What about single mum who has grafted her life (possibly even has a tattoo!) who wears whatever makes him/her feel great and is individual, passionate about what she/he does and most importantly – brilliant at his/her job.
BTW not a personal dig at PG who is a great guy but hopefully this article will get republished in 10 years and people will piss themselves laughing after real change.

By New Pr team?

“To be honest, I don’t know why there aren’t any female office agents,” …….. There are 3 female office agents in Manchester?!

By Miss Office Agent Manchester

We do exist….

By Female Office Agent

But he is a guy, so of course he is described as a ‘family guy’. And can gay people not have families? Stop looking for trouble where there is none.

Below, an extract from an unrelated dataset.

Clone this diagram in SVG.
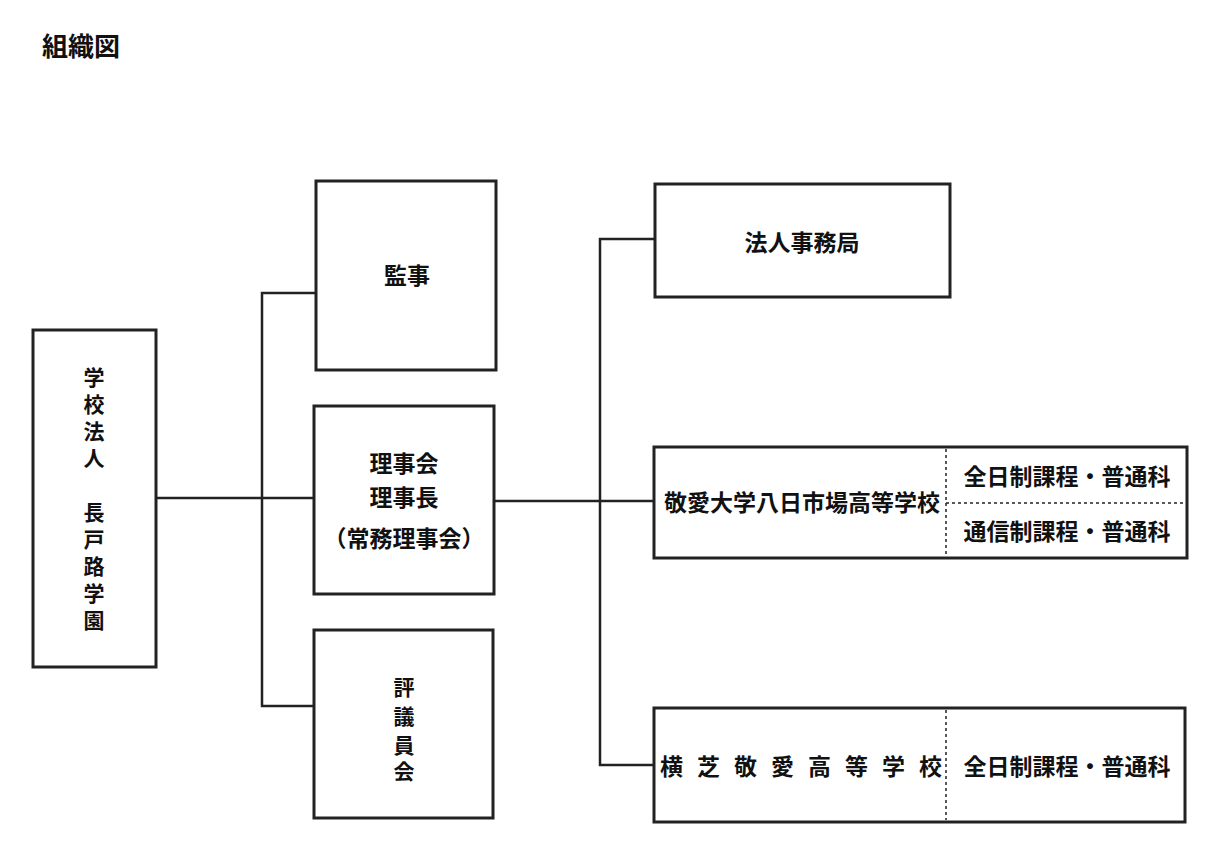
<svg xmlns="http://www.w3.org/2000/svg" width="1231" height="866" viewBox="0 0 1231 866">
<style>
.b{fill:#fff;stroke:#222;stroke-width:3}
.l{fill:none;stroke:#222;stroke-width:2.5}
.d{fill:none;stroke:#222;stroke-width:1.5;stroke-dasharray:3 3}
text{font-family:"Noto Sans CJK JP",sans-serif;font-size:23px;fill:#111;text-anchor:middle;font-weight:700}
.v{font-size:21px}
</style>
<rect width="1231" height="866" fill="#fff"/>
<text x="42" y="56" style="text-anchor:start;font-size:26px">組織図</text>
<g id="connectors">
<polyline class="l" points="156,498 314,498"/>
<polyline class="l" points="316,293 262,293 262,706 314,706"/>
<polyline class="l" points="494,501 654,501"/>
<polyline class="l" points="655,239 600,239 600,765 654,765"/>
</g>
<g id="n1"><rect class="b" x="33" y="330" width="123" height="337"/>
<text class="v" x="94"><tspan x="94" y="385">学</tspan><tspan x="94" y="412">校</tspan><tspan x="94" y="439">法</tspan><tspan x="94" y="466">人</tspan><tspan x="94" y="520">長</tspan><tspan x="94" y="547">戸</tspan><tspan x="94" y="574">路</tspan><tspan x="94" y="601">学</tspan><tspan x="94" y="628">園</tspan></text></g>
<g id="n2"><rect class="b" x="316" y="181" width="180" height="189"/><text x="407" y="284">監事</text></g>
<g id="n3"><rect class="b" x="314" y="406" width="180" height="188"/>
<text x="404" y="472">理事会</text><text x="404" y="506">理事長</text><text x="404" y="547">（常務理事会）</text></g>
<g id="n4"><rect class="b" x="314" y="630" width="179" height="188"/>
<text class="v" x="404"><tspan x="404" y="695">評</tspan><tspan x="404" y="724">議</tspan><tspan x="404" y="753">員</tspan><tspan x="404" y="779">会</tspan></text></g>
<g id="n5"><rect class="b" x="655" y="184" width="295" height="113"/><text x="802" y="251">法人事務局</text></g>
<g id="n6"><rect class="b" x="654" y="447" width="533" height="111"/>
<line class="d" x1="946" y1="449" x2="946" y2="556"/><line class="d" x1="946" y1="503" x2="1185" y2="503"/>
<text x="802" y="511">敬愛大学八日市場高等学校</text>
<text x="1067" y="485">全日制課程・普通科</text><text x="1067" y="540">通信制課程・普通科</text></g>
<g id="n7"><rect class="b" x="654" y="708" width="531" height="114"/>
<line class="d" x1="946" y1="710" x2="946" y2="820"/>
<text x="660" y="775" style="text-anchor:start;letter-spacing:14px">横芝敬愛高等学校</text>
<text x="1067" y="775">全日制課程・普通科</text></g>
</svg>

To paraphrase “What I want working for me is a straight men in sharp suits. I have no idea why my business isn’t more diverse.” And this person is leading the business… wow.

By Anonymous

Think people are reading too much into this.

By ANom

I worry for Colliers if this is there ‘antiquated’ view – basically what are they are looking for is a ‘well spoken, well educated family guy’ who can put on a nice shirt and tie, go into a meeting room and talk in bland platitudes to a chief exec or chief finance officer (who is also a well educated, well spoken family guy). The most active sectors of the market (creative/tech) are led by people who are much younger/diverse/casually dressed etc…. Subsequently the ‘epitome of a modern surveyor’ is changing and I fear colliers will be left behind.

By bemused

Looks like the snowflakes have had a busy end to the week……. what would we do if people weren’t offended on behalf of other people…..? Zzz Zzz

By Cyril

Haven’t colliers recently lost 2 female members of their office agency team, plus another from industrial agency? Maybe they just concentrate on not falling out with their existing female staff rather then championing how ‘diverse’ they are. Also I’m sure there are 3 individuals currently working at OBI, CBRE, and Sixteen Real Estate who would dispute the claim that there are ‘no female office agents’.

By Family Guy

Cryil – who even says ‘snowflakes’. Such a cringe phrase by the same people who voted for Brexit.

By Anonymous

Diversity is a commendable goal, and many firms seek to achieve this. The reality, however, is that some people simply don’t find the profession appealing.

By Millicent Fawcett

I read this article yesterday and questioned whether my irritation with the ‘epitome of a young surveyor’ was an overreaction but reassured to see I’m not on my own. My career began as a female office agent some 20+ years ago and yet as a tattooed, single parent, dressing with individuality, yet still appropriately, rather than conforming (haven’t donned a suit for about 15 years!), I have (clearly against all odds) done quite well in the ever male-dominated world of property and proud to work in the industry. (New PR Team? I thought you’d written your comment on my behalf!) What surveying needs in order to thrive is to drag itself into the 21st century and encourage diversity, individuality and progression on merit and achievement rather than the age-old ‘public school, rugby-playing, pin-stripe wearing stereotypes that unfortunately are still all too apparent. Genuine congratulations too Peter!